Le 29 janvier, le tribunal administratif de Paris avait déjà suspendu en urgence l’expulsion de l’homme de 59 ans vers l’Algérie, au motif que la procédure d’urgence utilisée par le ministre de l’Intérieur Bruno Retailleau n’était, selon lui, pas justifiée.

L'affaire, qui a débuté par une publication sur TikTok dans laquelle Doualemn, de son vrai nom Boualem Naman, avait tenu des propos haineux contre un Algérien, a pris une dimension politique. Interpellé à Montpellier le 5 janvier, «Doualemn» avait été placé en rétention administrative. 

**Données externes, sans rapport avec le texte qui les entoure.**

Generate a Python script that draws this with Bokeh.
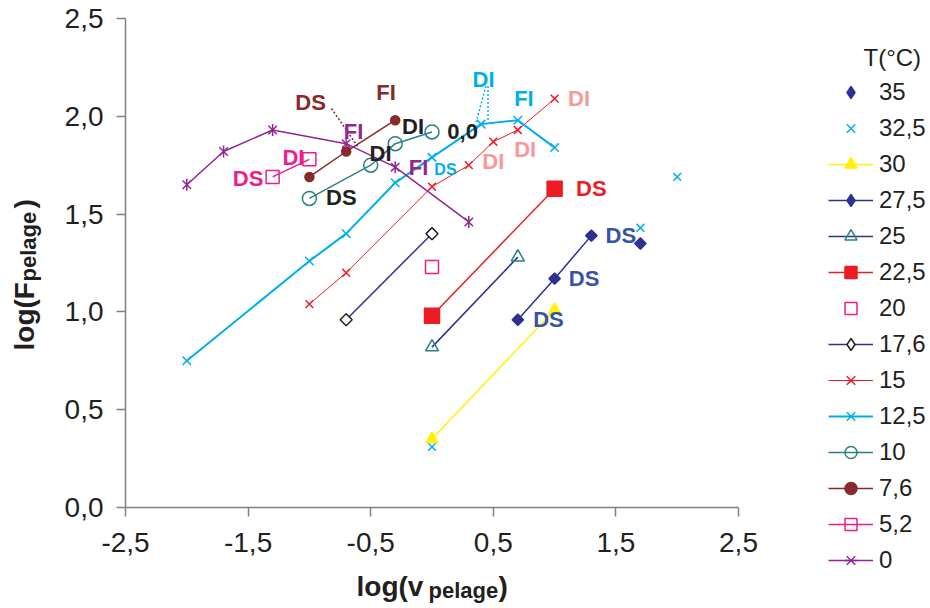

Le ministre français de l'Intérieur a usé d'une procédure d'urgence pour l'expulser en Algérie. Or, les autorités algériennes ont refusé l'entrée du quinquagénaire, le renvoyant en France le 9 janvier. Une action perçue comme «une humiliation» par le ministre français de l’Intérieur, Bruno Retailleau. 

L'Algérie, dans un communiqué, a rappelé que «Doualemn» résidait en France depuis 36 ans et disposait d'un permis de séjour depuis 15 ans. Son intégration sociale, attestée par un emploi stable et une famille constituée sur le sol français, plaidait en faveur d'un examen approfondi de son cas. Alger a aussi pointé l'absence de procès judiciaire avant l'exécution de l'expulsion. «Le ressortissant objet de l’expulsion est père de deux enfants nés de son union avec une ressortissante française. Il est socialement intégré dans la mesure où il exerce un emploi stable depuis 15 ans», affirme le ministère algérien des Affaires étrangères dans son communiqué de presse. 

Et de souligner : «Ce ressortissant n’a pas pu bénéficier d’un procès judiciaire en bonne et due forme qui constitue un rempart contre l’abus de pouvoir dans la mesure où son ordre d’expulsion, s’il avait été mené à son terme, l’aurait privé de défendre ses droits lors du procès prévu le 24 février».  Suite à cette expulsion ratée, la France de Retailleau a estimé que «l’Algérie cherchait à humilier la France». 
 

Rétention illégale

Désormais libre, le tiktokeur s’est même vu octroyer une indemnisation de 1200 euros en raison de la rétention illégale à laquelle il a été soumis depuis le 29 janvier. Il devra attendre le réexamen de sa situation sous trois mois, comme l'a ordonné le tribunal. En attendant, il bénéficiera d'une autorisation provisoire de séjour. 

Ses avocats, Marie David-Bellouard et Julie Gonidec, se sont félicités de cette décision, dénonçant «un acharnement féroce et aveugle» de la part des autorités françaises. «Le ministère a joué son va-tout et a perdu. Nous dénonçons une rétention illégale depuis le 29 janvier et saluons une décision logique qui y met un terme», ont-elles écrit.

Bruno Retailleau a immédiatement annoncé son intention de faire appel et de «continuer la procédure d'expulsion». «Il y a des points sur lesquels on doit changer la loi», a-t-il affirmé fustigeant un droit français «trop protecteur» à ses yeux. Cette décision de justice est «le signe de l’extrême difficulté en France d’expulser, de tenir nos frontières. Notre droit rend très difficile le fait de prendre le contrôle de l’immigration», a-t-il déclaré, insistant sur le fait que les propos de l’influenceur étaient, selon lui, «évidemment une incitation à la haine». 

Le ministre français de la Justice, Gérald Darmanin, a abondé dans le même sens. «S’il faut modifier la loi une nouvelle fois pour que les choses soient extrêmement claires et que la République et l’Etat ne fassent pas preuve d’impuissance mais expulsent du territoire national toute personne étrangère irrégulière. 

Alors il faudra modifier la loi», a, de son côté, déclaré le ministre de la Justice, Gérald Darmanin, à l’Assemblée nationale.